### Dataset excerpt
........
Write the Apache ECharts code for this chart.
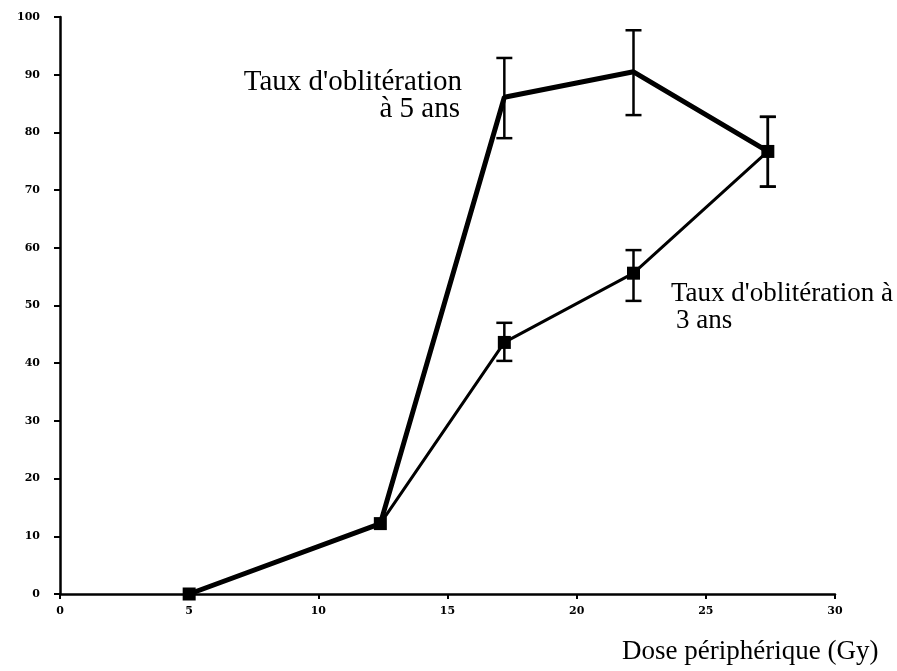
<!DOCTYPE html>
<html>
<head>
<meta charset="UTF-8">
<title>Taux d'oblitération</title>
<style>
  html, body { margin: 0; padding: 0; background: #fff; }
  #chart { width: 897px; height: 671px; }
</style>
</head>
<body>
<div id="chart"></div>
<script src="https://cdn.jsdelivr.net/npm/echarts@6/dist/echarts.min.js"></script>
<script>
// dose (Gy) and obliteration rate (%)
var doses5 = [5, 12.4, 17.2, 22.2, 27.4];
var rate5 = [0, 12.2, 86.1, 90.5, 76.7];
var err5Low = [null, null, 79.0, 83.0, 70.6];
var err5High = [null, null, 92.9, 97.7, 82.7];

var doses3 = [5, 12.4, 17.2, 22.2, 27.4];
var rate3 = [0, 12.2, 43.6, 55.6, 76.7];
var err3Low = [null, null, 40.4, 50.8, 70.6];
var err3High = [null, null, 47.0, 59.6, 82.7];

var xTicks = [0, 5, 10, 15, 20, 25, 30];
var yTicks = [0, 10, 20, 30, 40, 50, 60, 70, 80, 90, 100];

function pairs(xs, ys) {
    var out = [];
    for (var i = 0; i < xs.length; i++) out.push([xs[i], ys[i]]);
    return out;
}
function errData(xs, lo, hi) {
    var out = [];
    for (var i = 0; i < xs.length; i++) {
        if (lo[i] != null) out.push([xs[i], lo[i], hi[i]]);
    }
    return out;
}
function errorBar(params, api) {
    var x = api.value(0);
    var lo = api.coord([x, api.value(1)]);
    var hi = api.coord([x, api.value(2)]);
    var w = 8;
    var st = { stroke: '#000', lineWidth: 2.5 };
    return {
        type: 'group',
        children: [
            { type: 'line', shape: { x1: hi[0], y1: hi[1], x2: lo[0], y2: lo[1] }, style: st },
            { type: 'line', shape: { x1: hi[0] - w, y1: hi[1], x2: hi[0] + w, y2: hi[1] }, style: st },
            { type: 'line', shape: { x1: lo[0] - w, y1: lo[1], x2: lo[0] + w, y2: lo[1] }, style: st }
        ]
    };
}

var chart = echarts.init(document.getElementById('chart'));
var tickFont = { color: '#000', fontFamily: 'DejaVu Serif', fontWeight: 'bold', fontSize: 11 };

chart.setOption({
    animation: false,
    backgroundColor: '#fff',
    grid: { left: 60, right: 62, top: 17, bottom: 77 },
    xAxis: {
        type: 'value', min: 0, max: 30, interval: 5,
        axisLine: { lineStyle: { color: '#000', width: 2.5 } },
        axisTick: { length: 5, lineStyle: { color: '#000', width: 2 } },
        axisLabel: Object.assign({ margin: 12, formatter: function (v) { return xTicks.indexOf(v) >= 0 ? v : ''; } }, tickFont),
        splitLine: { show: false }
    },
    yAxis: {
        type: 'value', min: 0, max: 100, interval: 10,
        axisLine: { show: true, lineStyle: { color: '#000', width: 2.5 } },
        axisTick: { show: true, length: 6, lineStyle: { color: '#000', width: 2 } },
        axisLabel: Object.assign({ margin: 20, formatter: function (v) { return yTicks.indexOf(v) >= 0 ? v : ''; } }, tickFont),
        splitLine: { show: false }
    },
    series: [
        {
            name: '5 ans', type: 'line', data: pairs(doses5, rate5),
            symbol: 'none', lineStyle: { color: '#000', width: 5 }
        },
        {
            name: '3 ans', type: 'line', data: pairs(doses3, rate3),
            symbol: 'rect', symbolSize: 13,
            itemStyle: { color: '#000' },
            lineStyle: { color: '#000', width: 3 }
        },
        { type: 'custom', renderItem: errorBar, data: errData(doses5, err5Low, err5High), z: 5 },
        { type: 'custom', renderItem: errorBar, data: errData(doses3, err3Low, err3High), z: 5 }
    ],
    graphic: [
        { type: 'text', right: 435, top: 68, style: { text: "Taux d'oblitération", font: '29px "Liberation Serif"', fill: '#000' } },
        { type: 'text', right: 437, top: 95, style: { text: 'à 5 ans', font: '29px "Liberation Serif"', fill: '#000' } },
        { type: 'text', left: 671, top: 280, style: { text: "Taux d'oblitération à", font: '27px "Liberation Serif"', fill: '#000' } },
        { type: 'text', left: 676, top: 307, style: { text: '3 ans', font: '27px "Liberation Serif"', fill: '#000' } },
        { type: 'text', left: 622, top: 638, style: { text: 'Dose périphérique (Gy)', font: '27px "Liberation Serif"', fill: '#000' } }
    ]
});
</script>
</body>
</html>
........
### What you are asked to do
Repeat exactly and only the lines from the start of the data above through the line that holds "80, 90, 100];", inclusive. Pictures do not belong in the copy.

### Expected answer
Write the Apache ECharts code for this chart.
<!DOCTYPE html>
<html>
<head>
<meta charset="UTF-8">
<title>Taux d'oblitération</title>
<style>
  html, body { margin: 0; padding: 0; background: #fff; }
  #chart { width: 897px; height: 671px; }
</style>
</head>
<body>
<div id="chart"></div>
<script src="https://cdn.jsdelivr.net/npm/echarts@6/dist/echarts.min.js"></script>
<script>
// dose (Gy) and obliteration rate (%)
var doses5 = [5, 12.4, 17.2, 22.2, 27.4];
var rate5 = [0, 12.2, 86.1, 90.5, 76.7];
var err5Low = [null, null, 79.0, 83.0, 70.6];
var err5High = [null, null, 92.9, 97.7, 82.7];

var doses3 = [5, 12.4, 17.2, 22.2, 27.4];
var rate3 = [0, 12.2, 43.6, 55.6, 76.7];
var err3Low = [null, null, 40.4, 50.8, 70.6];
var err3High = [null, null, 47.0, 59.6, 82.7];

var xTicks = [0, 5, 10, 15, 20, 25, 30];
var yTicks = [0, 10, 20, 30, 40, 50, 60, 70, 80, 90, 100];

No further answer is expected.